Ci ferma la Francia, che poi indosserà al collo un argento reso tale solo dalla presenza di Kevin Durant. Gli Stati Uniti rispettano le aspettative dopo un percorso in cui si sono imposti anche sulla Spagna di Sergio Scariolo, che qualche settimana dopo verrà annunciato come nuovo allenatore della Virtus Bologna. Si prova ad aprire un ciclo, con innesti di spessore che rispondono ai nomi di Mouhammadou Jaiteh, Niccolò Mannion, Kevin Hervey ed Ekpe Udoh. E poi a quelli di Isaïa
Cordinier e Jakarr Sampson, visti i gravissimi infortuni per Udoh e Abass. Dei campioni d’Italia nuovi, tra conferme lucide e arrivi che alzano l’asticella. Con Pajola che rimane, ovviamente, sulla scia di quei grandi giocatori - da Juan Carlos Navarro a Sergio Llull, passando per il Chacho Rodriguez e proprio Sasha Djordjevic - in cabina di regia che hanno giocato sotto la guida del tecnico bresciano:
“L’ultimo è stato sicuramente un periodo non facile, perché siamo stati tartassati da infortuni, acciacchi, problemi. Perdere due ragazzi e giocatori importanti come Abi e Ekpe è stato un colpo molto duro, perché avevamo appena iniziato a creare il gruppo, a conoscerci, a stare bene insieme. Fortunatamente, la società ha aggiunto al nostro gruppo due grandi ragazzi, sia come persone che come giocatori. Anche con loro siamo riusciti ad amalgamarci e conoscerci bene, sia fuori che dentro al campo. Quello che stiamo facendo è mettere il 100% sia in allenamento che in partita, poi i risultati arriveranno quando questo verrà fuori. Con Coach Scariolo sta andando molto bene. È molto bello perché riesce a curare ogni minimo dettaglio a cui io non avevo pensato. Anche in un movimento di gioco che sembra banale, lui riesce a cogliere l’ultima delle sottigliezze a cui io non avrei mai fatto caso. Riesce a fartelo notare, a fartelo capire, per poi farti agire di conseguenza. Mi sta aiutando sotto questo punto di vista, sul playmaking in generale, sullo spingere la transizione, sul far giocare bene i compagni. Questo è ciò che cerco di imparare da lui, dalla sua esperienza e dal talento che ha come allenatore, visto il curriculum di chi ha allenato. Cerco di prendere ciò che posso da lui e da tutto il suo coaching staff”.

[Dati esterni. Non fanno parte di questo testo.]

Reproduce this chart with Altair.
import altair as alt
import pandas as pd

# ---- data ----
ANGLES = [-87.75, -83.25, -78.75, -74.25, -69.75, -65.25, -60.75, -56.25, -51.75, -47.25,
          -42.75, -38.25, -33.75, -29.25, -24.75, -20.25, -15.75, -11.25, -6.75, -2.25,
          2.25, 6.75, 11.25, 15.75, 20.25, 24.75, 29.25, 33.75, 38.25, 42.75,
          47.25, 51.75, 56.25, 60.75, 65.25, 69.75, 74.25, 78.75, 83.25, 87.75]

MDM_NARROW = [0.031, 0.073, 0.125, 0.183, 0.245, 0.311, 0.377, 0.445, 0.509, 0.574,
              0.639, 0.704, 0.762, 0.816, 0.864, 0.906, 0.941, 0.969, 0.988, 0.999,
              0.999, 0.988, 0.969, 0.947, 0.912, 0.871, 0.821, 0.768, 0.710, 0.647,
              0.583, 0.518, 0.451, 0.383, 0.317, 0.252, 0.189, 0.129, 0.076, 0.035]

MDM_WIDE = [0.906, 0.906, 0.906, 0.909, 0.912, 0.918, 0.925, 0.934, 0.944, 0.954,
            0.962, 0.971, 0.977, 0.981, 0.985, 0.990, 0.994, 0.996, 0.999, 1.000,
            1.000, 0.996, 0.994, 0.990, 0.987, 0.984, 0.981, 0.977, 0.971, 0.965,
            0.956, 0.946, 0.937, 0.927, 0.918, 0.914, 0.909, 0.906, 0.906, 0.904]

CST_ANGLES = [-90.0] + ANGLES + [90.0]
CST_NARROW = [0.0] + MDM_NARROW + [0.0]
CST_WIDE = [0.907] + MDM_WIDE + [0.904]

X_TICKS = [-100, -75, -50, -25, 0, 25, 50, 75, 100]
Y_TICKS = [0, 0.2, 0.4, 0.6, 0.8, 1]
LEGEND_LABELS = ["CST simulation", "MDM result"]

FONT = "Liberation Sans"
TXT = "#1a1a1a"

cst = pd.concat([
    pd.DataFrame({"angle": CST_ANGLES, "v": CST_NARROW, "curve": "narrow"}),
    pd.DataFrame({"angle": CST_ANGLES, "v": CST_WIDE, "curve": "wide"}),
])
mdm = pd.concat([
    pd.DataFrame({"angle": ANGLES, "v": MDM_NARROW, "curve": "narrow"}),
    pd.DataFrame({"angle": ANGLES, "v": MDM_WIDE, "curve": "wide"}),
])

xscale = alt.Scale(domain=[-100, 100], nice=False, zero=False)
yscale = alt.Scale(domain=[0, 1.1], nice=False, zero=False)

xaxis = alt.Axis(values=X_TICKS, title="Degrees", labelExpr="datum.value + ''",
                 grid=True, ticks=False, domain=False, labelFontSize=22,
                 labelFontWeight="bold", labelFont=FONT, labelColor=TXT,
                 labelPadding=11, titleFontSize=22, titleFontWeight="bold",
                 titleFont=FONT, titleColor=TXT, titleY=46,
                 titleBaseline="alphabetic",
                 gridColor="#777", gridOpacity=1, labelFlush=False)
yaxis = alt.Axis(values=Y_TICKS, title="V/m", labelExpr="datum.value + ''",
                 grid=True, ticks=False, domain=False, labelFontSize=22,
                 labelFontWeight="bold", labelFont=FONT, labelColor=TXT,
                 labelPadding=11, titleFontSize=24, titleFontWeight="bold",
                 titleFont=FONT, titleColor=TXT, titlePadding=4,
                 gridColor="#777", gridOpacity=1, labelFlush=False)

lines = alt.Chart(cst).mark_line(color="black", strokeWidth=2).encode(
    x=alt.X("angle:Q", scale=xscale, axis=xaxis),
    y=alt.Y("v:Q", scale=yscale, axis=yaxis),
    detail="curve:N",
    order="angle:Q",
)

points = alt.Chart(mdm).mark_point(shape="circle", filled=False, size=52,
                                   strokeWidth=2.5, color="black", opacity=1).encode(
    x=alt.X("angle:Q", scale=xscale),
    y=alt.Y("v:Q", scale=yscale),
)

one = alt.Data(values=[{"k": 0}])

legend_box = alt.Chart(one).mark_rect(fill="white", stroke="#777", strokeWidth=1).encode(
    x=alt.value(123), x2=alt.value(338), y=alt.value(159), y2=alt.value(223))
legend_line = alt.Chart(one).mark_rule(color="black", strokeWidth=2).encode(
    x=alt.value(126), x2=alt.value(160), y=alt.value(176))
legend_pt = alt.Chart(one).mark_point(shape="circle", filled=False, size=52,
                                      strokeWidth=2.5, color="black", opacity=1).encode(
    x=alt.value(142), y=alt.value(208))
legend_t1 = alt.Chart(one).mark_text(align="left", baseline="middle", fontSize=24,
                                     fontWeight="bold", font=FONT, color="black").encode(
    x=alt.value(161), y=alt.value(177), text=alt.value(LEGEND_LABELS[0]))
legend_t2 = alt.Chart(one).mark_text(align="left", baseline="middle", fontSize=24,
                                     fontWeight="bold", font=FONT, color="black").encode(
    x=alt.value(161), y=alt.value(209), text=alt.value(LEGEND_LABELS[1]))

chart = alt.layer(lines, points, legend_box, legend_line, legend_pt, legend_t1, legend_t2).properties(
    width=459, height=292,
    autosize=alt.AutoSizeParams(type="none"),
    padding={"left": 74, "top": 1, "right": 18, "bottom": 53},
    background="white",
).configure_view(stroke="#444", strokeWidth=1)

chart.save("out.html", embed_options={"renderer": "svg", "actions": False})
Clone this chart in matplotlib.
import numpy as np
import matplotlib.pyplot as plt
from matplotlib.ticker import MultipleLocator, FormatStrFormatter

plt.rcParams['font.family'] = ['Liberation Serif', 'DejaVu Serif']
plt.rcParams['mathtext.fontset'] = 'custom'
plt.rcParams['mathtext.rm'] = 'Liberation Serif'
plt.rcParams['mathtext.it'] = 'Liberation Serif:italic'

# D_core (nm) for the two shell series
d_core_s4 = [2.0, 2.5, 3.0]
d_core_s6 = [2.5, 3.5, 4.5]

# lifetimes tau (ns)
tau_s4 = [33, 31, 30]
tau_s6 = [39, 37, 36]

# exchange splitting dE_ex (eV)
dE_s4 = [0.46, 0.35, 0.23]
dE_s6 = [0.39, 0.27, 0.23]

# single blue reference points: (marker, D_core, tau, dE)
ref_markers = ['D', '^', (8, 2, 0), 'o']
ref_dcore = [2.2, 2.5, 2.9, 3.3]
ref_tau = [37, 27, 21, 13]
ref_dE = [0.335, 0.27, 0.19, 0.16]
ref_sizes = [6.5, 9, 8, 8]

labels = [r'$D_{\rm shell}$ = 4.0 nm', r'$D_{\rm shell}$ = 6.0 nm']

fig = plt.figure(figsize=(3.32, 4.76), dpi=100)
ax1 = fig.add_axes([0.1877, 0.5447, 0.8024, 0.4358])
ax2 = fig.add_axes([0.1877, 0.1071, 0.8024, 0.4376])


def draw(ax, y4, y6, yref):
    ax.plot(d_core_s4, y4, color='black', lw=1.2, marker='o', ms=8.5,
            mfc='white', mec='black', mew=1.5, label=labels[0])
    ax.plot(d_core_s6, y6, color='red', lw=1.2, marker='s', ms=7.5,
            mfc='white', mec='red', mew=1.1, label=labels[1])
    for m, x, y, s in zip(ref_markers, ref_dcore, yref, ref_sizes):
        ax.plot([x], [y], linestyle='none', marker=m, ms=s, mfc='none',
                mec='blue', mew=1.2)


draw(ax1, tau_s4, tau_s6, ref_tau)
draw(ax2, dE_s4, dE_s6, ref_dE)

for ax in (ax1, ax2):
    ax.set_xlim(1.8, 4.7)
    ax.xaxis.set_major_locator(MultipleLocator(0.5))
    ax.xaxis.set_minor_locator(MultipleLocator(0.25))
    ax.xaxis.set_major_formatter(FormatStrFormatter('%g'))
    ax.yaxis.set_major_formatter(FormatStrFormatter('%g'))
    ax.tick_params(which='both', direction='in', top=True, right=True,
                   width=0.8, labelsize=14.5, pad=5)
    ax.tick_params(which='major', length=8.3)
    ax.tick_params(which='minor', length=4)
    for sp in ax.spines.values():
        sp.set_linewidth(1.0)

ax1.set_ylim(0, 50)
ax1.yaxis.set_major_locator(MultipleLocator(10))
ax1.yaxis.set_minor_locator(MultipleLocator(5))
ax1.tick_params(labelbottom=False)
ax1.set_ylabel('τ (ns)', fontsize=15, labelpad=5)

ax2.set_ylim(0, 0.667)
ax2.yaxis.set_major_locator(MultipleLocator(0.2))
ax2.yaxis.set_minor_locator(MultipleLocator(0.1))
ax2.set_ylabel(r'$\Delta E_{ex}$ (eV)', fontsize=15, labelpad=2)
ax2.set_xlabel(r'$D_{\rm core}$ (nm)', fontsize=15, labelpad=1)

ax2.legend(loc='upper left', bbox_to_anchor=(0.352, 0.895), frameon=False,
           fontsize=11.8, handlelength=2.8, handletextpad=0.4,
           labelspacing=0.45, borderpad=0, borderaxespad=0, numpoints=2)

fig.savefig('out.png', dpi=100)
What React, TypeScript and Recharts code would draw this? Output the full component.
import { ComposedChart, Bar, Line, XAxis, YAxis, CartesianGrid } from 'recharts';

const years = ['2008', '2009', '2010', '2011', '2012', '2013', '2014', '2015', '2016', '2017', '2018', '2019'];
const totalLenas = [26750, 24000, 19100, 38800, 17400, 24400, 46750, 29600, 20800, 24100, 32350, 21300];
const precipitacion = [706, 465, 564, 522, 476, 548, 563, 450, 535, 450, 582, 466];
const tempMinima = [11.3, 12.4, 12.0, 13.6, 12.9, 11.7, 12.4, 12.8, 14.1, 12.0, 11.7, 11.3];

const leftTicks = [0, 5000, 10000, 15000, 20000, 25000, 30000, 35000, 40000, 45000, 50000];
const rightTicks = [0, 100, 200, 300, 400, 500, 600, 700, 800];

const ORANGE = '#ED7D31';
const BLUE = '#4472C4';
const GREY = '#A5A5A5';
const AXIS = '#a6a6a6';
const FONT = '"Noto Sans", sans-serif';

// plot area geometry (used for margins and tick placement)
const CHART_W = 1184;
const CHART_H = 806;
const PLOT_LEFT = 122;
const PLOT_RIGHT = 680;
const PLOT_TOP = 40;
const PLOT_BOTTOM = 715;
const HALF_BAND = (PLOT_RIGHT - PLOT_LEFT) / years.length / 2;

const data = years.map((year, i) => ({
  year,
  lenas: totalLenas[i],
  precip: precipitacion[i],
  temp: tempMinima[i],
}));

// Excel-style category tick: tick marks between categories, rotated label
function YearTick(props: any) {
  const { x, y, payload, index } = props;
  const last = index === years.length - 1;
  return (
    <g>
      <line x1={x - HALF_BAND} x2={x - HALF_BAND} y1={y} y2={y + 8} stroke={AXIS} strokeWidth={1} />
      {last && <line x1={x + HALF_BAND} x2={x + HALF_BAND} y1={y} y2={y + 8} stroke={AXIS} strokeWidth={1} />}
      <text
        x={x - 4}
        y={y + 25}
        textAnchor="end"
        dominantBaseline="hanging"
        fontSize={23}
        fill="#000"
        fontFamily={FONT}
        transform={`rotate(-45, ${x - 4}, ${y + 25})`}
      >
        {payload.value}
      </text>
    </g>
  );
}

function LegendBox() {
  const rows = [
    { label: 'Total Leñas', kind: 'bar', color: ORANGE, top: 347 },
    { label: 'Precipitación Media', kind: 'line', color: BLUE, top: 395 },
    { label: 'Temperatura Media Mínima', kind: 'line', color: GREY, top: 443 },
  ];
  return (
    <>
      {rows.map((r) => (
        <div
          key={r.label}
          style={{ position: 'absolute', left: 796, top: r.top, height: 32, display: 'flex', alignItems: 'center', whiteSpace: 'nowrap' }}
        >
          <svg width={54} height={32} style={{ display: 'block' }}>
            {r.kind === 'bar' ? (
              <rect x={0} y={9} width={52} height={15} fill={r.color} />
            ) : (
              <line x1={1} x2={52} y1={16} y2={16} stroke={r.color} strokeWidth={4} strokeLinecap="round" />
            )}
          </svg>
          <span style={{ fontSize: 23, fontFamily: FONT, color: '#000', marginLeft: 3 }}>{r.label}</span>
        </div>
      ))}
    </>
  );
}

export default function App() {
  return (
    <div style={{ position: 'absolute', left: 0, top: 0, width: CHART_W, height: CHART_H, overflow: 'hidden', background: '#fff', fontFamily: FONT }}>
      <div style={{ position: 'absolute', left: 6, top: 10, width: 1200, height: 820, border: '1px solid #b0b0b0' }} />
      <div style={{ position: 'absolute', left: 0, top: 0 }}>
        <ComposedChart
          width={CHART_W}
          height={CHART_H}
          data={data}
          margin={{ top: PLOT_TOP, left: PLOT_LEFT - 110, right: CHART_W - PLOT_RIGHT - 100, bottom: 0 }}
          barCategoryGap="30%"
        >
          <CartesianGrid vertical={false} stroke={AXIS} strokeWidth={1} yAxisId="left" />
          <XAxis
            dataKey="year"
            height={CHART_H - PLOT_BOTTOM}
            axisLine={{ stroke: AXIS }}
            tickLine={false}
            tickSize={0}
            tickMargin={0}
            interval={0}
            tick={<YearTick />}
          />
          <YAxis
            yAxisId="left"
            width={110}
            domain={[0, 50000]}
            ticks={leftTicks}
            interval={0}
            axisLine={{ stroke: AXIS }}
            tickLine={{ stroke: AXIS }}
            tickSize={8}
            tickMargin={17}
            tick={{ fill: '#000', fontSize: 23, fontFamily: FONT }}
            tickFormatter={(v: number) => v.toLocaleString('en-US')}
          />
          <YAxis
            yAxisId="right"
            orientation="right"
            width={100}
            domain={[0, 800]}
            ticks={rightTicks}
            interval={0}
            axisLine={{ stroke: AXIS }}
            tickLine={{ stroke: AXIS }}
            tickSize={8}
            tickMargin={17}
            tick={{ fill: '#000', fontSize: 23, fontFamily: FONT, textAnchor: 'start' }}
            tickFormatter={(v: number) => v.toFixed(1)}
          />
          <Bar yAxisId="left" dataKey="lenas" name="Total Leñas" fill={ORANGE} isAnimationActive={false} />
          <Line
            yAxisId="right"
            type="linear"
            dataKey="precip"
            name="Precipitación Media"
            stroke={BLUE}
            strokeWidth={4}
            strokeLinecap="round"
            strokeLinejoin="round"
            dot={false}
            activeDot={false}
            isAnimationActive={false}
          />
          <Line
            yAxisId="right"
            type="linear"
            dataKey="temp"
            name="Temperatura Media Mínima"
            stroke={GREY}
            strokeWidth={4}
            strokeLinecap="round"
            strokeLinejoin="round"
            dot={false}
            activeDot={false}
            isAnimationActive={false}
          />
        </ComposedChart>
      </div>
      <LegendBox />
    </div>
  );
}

Insomma, dalla crescita alla crescita. Se abbiamo potuto osservare (e lo stiamo facendo ancora oggi, per fortuna sua, della Virtus Bologna e di tutto il basket italiano) l’exploit ad alto livello di Alessandro Pajola, il ringraziamento più sentito va dato proprio al numero 6 con il tricolore sul petto, consapevole che, per trasformare quel divertimento da 17enne in una passione che si traduca in lavoro, ci sia bisogno di un’applicazione costante, duratura, costruttiva. Gli ingredienti perfetti nella ricetta dello sviluppo di Pajola, secondo lui, sono proprio questi:
“Sicuramente il lavoro come prima cosa: lavorare duramente e in maniera quotidiana, ogni volta che se ne ha la possibilità. Dedizione: lavorare nella giusta maniera, saper quanto caricare senza mai andare oltre, cercando di fare ciò che è giusto. Ci vuole bravura a prendere ciò che ti circonda, poter riuscire a imparare da tutti coloro che ti circondano: nel bene e nel male, dai giocatori agli allenatori, sia nella vita che nel basket. Riuscire a rubare da ogni persona che ti sta accanto la sua caratteristica migliore o percepire quale sia la sua peggiore e cercare di non farla tua. Arricchirsi personalmente. Grazie a questi ingredienti riesci a mettere un mattoncino sopra l’altro, con la costanza nel lavoro quotidiano che non deve mancare mai. Al futuro non ci penso, penso a quello che farò domani. Anzi, penso a quello che farò oggi. Lavorare quotidianamente senza pensare troppo in avanti penso che sia la chiave per arrivare in là con tutte le armi pronte per affrontare le sfide che ci aspettano. Se pensi troppo in là senza concentrarti sul presente, ci arrivi ma non con tutti gli strumenti per farti trovare pronto. Vivo tutto alla giornata”.
Alessandro Pajola non ci pensa, ma oggi fa 22 anni. Sta crescendo, e la Virtus Bologna con lui. Si può essere maturi anche quando si vuole rincorrere Peter Pan. In difesa, per rubargli il possesso.